Ask HN: Has anybody built search on top of Anna's Archive?

Scope and Feasibility of Full‑Text Search on Anna’s Archive

  • Several commenters note that AA already has rich metadata search; the question is about full-text and possibly page-level search.
  • Rough estimates: AA’s ~1 PB could become 10–20 TB of plaintext; indexing would further multiply storage but is still feasible on commodity hardware.
  • Main technical bottlenecks:
    • Reliably extracting clean text from heterogeneous formats (especially scanned PDFs).
    • Handling OCR artifacts, hyphenation, footnotes, layout quirks.
    • Choosing a search backend that can handle the scale (Lucene/Tantivy seen as more realistic than Meilisearch; SQLite+WASM for client-side experiments).
  • Ideas include partial indexing (e.g., top 100k books first), static-hosted indexes fetched by hash, and TF‑IDF–style per-term shards.

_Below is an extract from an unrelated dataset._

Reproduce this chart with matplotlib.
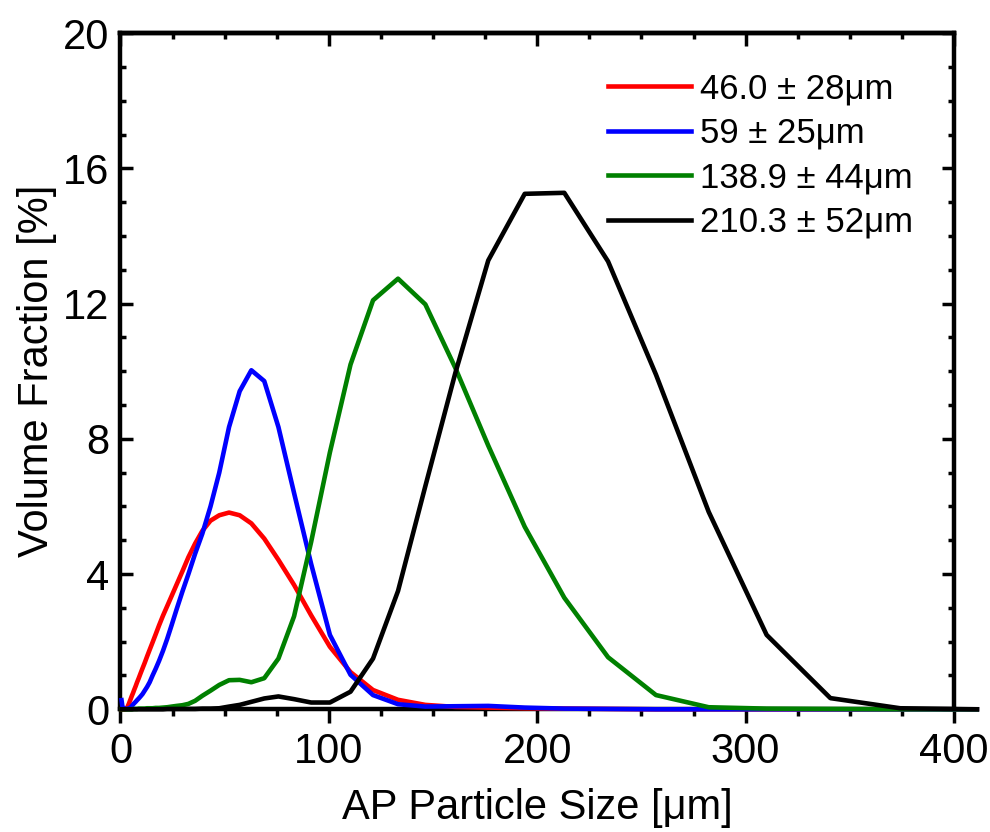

Deduplication, Editions, and Result Quality

  • Simple ISBN-based dedup is inadequate: many editions per ISBN family, multiple ISBNs per work, retitled collections, etc.
  • Alternatives suggested: Library of Congress or Dewey classifications plus author/title/edition; or content-based dedup.
  • Users want one canonical result per work, with optional edition drill‑down and weighting by quality; also the possibility of indexing a “plain” version but serving a nicer EPUB/PDF.

Use Cases and Value

  • Proposed beneficiaries:
    • Researchers in fields heavily dependent on older books and paywalled PDFs.
    • People wanting direct access to exact passages instead of LLM paraphrases.
    • Niche projects like curated “canons” (e.g., frequently cited HN books) optimized for semantic/LLM search.
  • Some see it as “game‑changing” for scholarship and knowledge access; others question who would use it versus Google Books, Amazon, or Goodreads and how it would be funded.

Legal and Policy Risks

  • Core concern: indexing and exposing full text of largely pirated material may be treated like facilitating infringement (Pirate Bay analogy), even without hosting files.
  • Distinction drawn between:
    • LLM training as a possibly transformative, in‑house use.
    • A public engine that enables verbatim retrieval and points users to shadow libraries.
  • Some argue fair use precedent around Google Books; others note that AA’s sources are outright unauthorized, which makes the situation riskier.
  • Several commenters conclude the project is non‑monetizable, high‑risk legally, and thus unlikely to be publicly deployed, though individuals could build private indexes.

Existing Partial Solutions

  • Z‑Library reportedly offers limited full-text search but at smaller scale.
  • Various book search tools and an AA competition exist, mostly around metadata/ISBN, not full text of all books.
  • Android apps and external search tricks (e.g., site:annas-archive.org) provide practical but shallow search.

LLMs and Double Standards

  • Widely shared belief that major LLMs (Meta, others) have already ingested AA/related datasets; Meta’s torrenting of AA is cited.
  • Several comments highlight perceived double standards: individuals and small sites face harsh copyright enforcement, while large corporations push legal boundaries with relative impunity.

Illegal Non‑Copyright Content

  • Some worry that bulk-downloading AA might incidentally pull in non‑copyright criminal content (e.g., sexual exploitation material or bomb manuals).
  • Opinions differ on how much such material is present and how laws in different jurisdictions treat text vs. images, or instructional content.
  • This contributes to hesitancy about mirroring or seeding large chunks of the archive.